Early in the days of social media, I led efforts to create the first social presence for a nonprofit organization. What seemed like a straightforward marketing expansion quickly became a fundamental challenge to how we communicated as an organization.
It was initially a struggle to educate everyone on the team about the need to provide regular content and use social platforms in the casual and enthusiastic manner that works best for community engagement. Our organizational culture was deeply rooted in very professional and scripted public-facing materials. Every piece of communication had been carefully reviewed, approved, and designed to project institutional authority.

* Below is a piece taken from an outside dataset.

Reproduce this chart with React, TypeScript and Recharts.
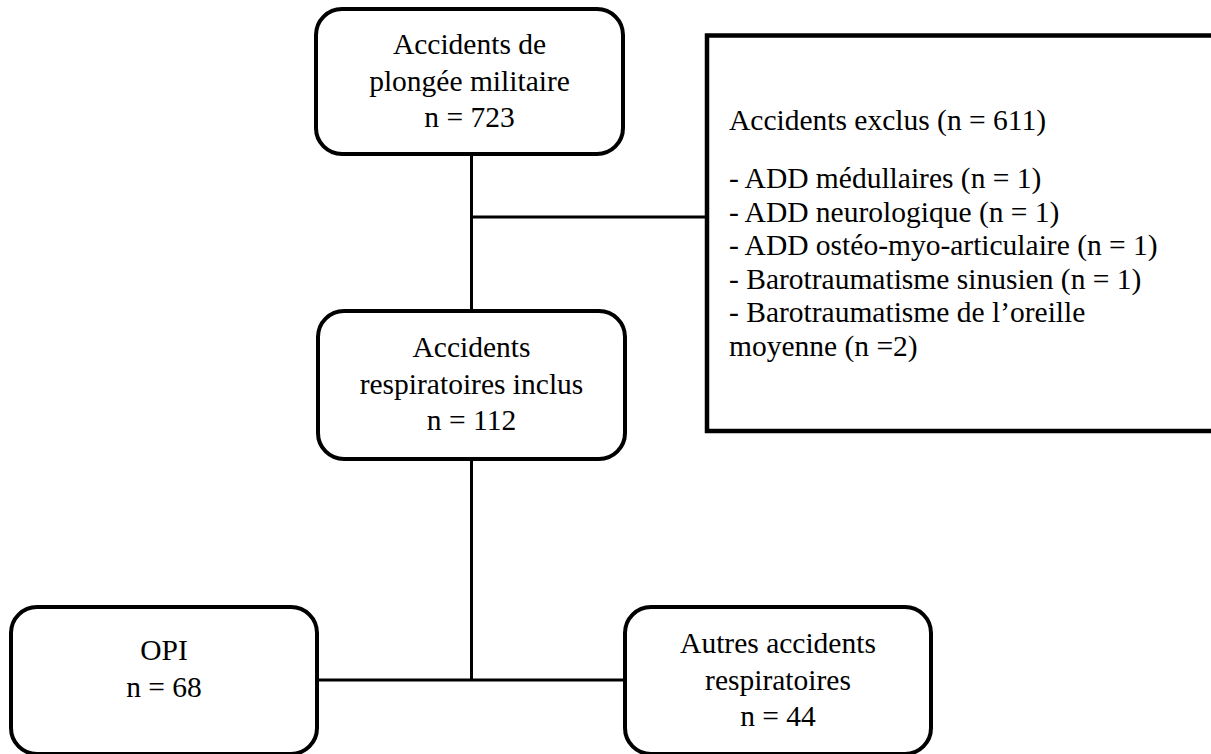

Social media demanded something completely different. We had to fundamentally change our organizational mindset to being more fun, engaging, and authentically human. This wasn't about lowering our standards; it was about recognizing that effective digital communication requires emotional connection alongside informational value.
It took considerable time and effort, but we learned as a team how to create a common voice across channels that genuinely resonated with our audience and built real connections. The breakthrough came when we started sharing behind-the-scenes moments, celebrating staff achievements, and responding to comments with genuine curiosity and sense of community camaraderie rather than antiseptic and generic corporate talking points.
Donations from social media channels increased steadily throughout this transformation period, demonstrating the effectiveness of authentic engagement over polished broadcasting.
The reason the shift worked is that traditional nonprofit marketing operates on a broadcast model: carefully crafted messages delivered to passive audiences. Social media flips this dynamic completely, creating environments where communities expect conversation, not monologue. Yet many organizations continue applying print marketing strategies to digital platforms, missing the fundamental shift in how people engage online.
We saw this firsthand. Our early posts read like press releases, and the engagement reflected it. The moment we loosened up -- posted a candid photo from an office celebration, asked a genuine question in the comments, showed the humans behind the logo -- people started responding. They didn't want to interact with an institution. They wanted to interact with us.
The practical shift came down to a few things. First, we developed a shared voice -- not a rigid style guide, but a common understanding of how we wanted to sound: warm, curious, and real. Second, we created a simple content rhythm that balanced planned posts with room for spontaneous moments. And third, we trained the whole team, not just the communications staff, so that anyone representing the organization online understood the difference between broadcasting and actually engaging with people.
We also stopped chasing follower counts and started paying attention to whether people were actually talking to us and to each other. Meaningful comments, shared posts, direct messages from supporters -- those were the signals that told us the approach was working. And when supporters feel a genuine connection to your organization, they become advocates who share your content and recruit others on their own.
The biggest surprise was how hard it was for our team to let go of the old way of communicating. People who had spent years perfecting formal, institutional language had to learn a completely different skill. But once they saw the response -- real conversations, growing engagement, donations that traced directly back to social channels -- the resistance faded. The lesson I took away is that authenticity on social media isn't a technique or a tactic. It's a decision to show up as real people doing work you believe in, and to trust that your audience will respond to honesty more than polish.